All of that being said, I still prefer Part 61 training, because it gives the CFI and student greater flexibility. The *problem* with 61 is that it gives the student and instructor greater flexibility. In my opinion (and I don't have a lot of dual-given under my belt, to be honest) Part 61 is the BEST environment when you have both a diligent, engaged flight instructor and dedicated, engaged student - so many rich learning experiences can be designed into the training under 61. The problem is that 61 can allow the opposite of that to get through the cracks, so to speak.

And of course, there are exceptions to these nebulous "rules" I'm talking about. This is my limited experience speaking. I may change my mind over time.

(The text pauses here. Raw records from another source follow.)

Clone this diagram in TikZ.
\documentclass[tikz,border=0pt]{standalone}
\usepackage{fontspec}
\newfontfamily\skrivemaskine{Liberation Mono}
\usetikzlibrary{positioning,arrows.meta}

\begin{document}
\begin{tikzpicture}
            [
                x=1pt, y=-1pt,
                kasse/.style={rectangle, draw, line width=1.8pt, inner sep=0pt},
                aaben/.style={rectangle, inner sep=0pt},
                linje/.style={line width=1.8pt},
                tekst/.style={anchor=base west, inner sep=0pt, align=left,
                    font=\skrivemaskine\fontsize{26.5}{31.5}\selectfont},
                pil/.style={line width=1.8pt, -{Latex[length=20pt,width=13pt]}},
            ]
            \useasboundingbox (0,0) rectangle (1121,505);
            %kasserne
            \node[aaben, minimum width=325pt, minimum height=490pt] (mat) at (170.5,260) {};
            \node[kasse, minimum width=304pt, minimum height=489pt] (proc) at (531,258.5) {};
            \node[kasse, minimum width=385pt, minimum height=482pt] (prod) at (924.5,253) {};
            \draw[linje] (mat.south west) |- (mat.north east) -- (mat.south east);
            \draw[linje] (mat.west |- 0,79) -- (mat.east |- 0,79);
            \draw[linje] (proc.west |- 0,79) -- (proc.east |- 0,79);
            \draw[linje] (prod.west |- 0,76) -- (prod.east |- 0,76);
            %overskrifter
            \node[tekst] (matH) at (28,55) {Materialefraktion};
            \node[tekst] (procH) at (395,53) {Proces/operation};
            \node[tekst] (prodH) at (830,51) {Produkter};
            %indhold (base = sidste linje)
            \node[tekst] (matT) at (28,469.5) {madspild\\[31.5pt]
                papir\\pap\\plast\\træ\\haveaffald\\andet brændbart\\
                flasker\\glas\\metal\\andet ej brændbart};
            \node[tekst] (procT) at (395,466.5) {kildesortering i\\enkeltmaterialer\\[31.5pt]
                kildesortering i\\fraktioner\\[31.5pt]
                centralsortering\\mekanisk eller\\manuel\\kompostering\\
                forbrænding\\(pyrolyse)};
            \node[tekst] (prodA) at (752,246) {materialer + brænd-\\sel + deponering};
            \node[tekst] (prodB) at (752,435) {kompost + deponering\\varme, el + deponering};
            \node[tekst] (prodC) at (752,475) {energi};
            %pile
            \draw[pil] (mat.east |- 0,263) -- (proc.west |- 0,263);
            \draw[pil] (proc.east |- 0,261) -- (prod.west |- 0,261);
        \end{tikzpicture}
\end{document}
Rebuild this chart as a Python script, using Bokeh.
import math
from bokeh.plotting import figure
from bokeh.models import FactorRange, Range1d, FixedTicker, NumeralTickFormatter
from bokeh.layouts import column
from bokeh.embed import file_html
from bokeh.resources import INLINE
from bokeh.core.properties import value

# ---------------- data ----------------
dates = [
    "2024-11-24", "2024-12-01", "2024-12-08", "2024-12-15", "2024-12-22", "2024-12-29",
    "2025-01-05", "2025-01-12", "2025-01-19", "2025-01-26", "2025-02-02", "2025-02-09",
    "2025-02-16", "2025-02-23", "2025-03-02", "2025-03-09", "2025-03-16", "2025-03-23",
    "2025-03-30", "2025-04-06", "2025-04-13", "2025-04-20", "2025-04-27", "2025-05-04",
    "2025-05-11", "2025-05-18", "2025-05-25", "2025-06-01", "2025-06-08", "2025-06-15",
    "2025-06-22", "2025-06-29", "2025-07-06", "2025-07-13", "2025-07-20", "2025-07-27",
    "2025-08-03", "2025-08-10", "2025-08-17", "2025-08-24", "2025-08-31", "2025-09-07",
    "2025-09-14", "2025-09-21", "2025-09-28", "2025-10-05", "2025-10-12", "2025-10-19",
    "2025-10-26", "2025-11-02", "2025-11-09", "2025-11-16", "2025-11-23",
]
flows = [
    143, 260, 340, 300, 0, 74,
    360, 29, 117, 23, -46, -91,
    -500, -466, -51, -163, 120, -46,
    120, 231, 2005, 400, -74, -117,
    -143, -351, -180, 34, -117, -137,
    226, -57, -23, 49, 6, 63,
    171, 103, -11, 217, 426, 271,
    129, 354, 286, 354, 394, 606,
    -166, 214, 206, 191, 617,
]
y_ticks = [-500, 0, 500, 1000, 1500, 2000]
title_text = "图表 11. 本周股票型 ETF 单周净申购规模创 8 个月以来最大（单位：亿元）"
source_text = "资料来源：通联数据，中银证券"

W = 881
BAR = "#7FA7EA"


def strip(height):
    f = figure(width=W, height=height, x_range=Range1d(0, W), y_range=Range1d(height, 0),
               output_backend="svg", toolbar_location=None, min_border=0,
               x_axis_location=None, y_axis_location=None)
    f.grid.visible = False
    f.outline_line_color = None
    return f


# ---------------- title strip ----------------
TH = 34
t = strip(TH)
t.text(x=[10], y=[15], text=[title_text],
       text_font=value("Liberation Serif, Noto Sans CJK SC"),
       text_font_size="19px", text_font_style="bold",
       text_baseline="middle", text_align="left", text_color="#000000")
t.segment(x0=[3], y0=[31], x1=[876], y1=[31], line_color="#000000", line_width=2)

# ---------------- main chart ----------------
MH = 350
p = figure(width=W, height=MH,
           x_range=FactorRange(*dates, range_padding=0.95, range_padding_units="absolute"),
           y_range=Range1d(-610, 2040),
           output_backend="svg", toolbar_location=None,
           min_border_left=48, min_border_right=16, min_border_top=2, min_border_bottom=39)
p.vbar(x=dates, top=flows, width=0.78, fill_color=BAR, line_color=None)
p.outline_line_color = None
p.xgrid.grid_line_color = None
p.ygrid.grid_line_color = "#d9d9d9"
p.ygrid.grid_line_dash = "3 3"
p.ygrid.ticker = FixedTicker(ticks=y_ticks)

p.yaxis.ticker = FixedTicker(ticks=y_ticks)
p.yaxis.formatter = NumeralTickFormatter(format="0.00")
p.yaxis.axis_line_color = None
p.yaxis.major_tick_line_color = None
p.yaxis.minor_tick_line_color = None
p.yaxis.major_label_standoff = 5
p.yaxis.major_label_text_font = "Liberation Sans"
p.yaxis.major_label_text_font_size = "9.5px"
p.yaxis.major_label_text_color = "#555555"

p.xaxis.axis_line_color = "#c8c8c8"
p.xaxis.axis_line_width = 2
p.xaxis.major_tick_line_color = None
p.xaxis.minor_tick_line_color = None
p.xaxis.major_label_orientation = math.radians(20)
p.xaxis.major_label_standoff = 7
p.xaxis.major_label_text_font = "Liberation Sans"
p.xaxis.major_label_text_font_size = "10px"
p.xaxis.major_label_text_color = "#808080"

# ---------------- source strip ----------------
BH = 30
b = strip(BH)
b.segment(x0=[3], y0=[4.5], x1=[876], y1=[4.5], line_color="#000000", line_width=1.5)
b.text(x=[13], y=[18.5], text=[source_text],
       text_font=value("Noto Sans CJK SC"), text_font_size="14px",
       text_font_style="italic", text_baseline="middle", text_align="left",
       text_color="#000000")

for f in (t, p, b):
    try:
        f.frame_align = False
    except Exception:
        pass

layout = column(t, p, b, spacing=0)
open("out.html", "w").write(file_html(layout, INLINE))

What I have a major problem with, though, is putting 61 students through part 141 restrictions. I know of at least one school (not mine) that puts Part 61 students on the same XC restrictions as their 141 students, and they end up flying the same damned time-building laps to the same airport, over and over, at just a 50nm range. That strikes me as having limited learning opportunity for both student AND instructor.

While our 61 students do follow the 141 syllabus, our instructors are given the latitude to design the training to the 61 student needs. We do institute stage checks for our 61 students, too, but they're not strictly mandatory and they're not regulatory - more of an internal quality-control check for our own CFIs. I find this practice favorable.

End of de-rail. @pilotbry - if you want me to have this post moved to another thread I'll do so. It just seemed relevant.